“Good afternoon, Lisa. I’m so glad we could take a break from painting to join this kindergarten class.”
So began Paul’s and Rashida’s kindergarten class just before Thanksgiving break, one that took students all the way back to 15th century Florence to meet Leonardo da Vinci (Paul) and Mona Lisa (Rashida).
“Over the last month, we have been learning about Leonardo da Vinci,” shared lead teacher Paul Knight. “In this annual kindergarten study, we are really looking at the profile of a gifted learner so that students can see themselves through the eyes of Leonardo di Vinci.”
The prototypical Renaissance man and the subject of his most famous painting visited class to learn more about the students’ interests and to hear firsthand what the class has been studying about da Vinci and his many accomplishments.
While some were skeptical about the time-traveling guests’ true identities, most students in the class threw themselves into the fun, relishing the opportunity to ask the pair about their lives.
“Paul and I love to have fun with the kids, and because they are in kindergarten, they really just embrace it,” said associate teacher Rashida Blade. “We are always trying to have a good time, regardless of the lesson.”
Da Vinci’s life and work has special resonance for many learners in the Nueva community, not just for his accomplishments but perhaps, more important, for the way he lived and learned throughout his life.
“Throughout the unit, we have learned how failure is part of the process,” Paul said. “We have learned about Leonardo’s perfectionism, his difficulties following through with projects, and his difficulty and struggles with managing the many interests he had—something that students really see in themselves.”
There is so much to learn from Leonardo regarding patience, iteration, and dreaming big.
“Even though his fly machine did not work—as one of our students pointed out during the call—he really did inspire the people who were able to make his dream of flight a reality hundreds of years later,” Paul reflected. “Whether it is being an architect, or using science, or expanding on a piece of artwork, we are trying to make sure that students understand that they don’t have to conform to one idea, one interest, or one part of their identity. We also want them to see that, even as kindergarteners, they have the ability to create something that could be useful later on.”
During class, Leonardo, Lisa, and the kindergarten students created a list of interests and subject areas Leonardo studied during his lifetime. Lisa and Leonardo then surveyed the students to see where their own interests overlapped.
“We want the students to see themselves as Renaissance kids, where they can follow all of their interests,” added Paul.
Using Leonardo’s work and his tendency to look toward nature in his designs as inspiration, Paul and Rashida created a unit that merged biomimicry and design thinking.
“We posed the problem to students that people all over the world are having where we need to be socially distancing,” Paul explained. “The students looked at nature and how animals distance themselves. They then used the clues they found in nature to design their own machines that could help people remind themselves to keep distance. In our projects, we want our students to be able to express themselves in many languages. We create blueprints with paper and pen. We use sculpture to begin making prototypes. We also use writing to describe their work in more detail.”

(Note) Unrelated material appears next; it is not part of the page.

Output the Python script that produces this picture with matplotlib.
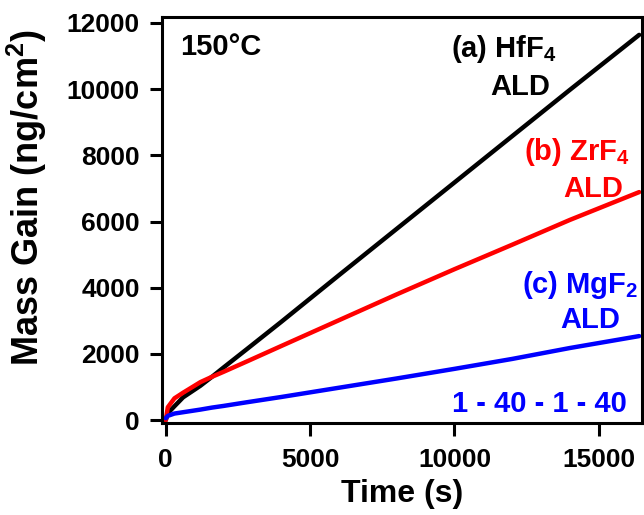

To build their prototypes and bring their ideas to life, students relied on a variety of materials. Working remotely and in-class during this project created the challenge of students having access to various materials throughout the process. Flexibility, empathy, iteration, and innovation have been at the heart of the efforts of our teachers and students this fall. On the call, Leonardo and the Mona Lisa were very impressed with the kindergarteners’ ability to use Zoom—having never even seen computers before Paul and Rashida let them borrow theirs for class.
“A key word in kindergarten is ‘flexible,’” Paul noted. “Any time we say it, or when the students say it, we always do a little wiggle dance. It helps the kids to know that even if we don’t always have the right materials, or the same materials as everyone else, we still have ways we can work through it together.”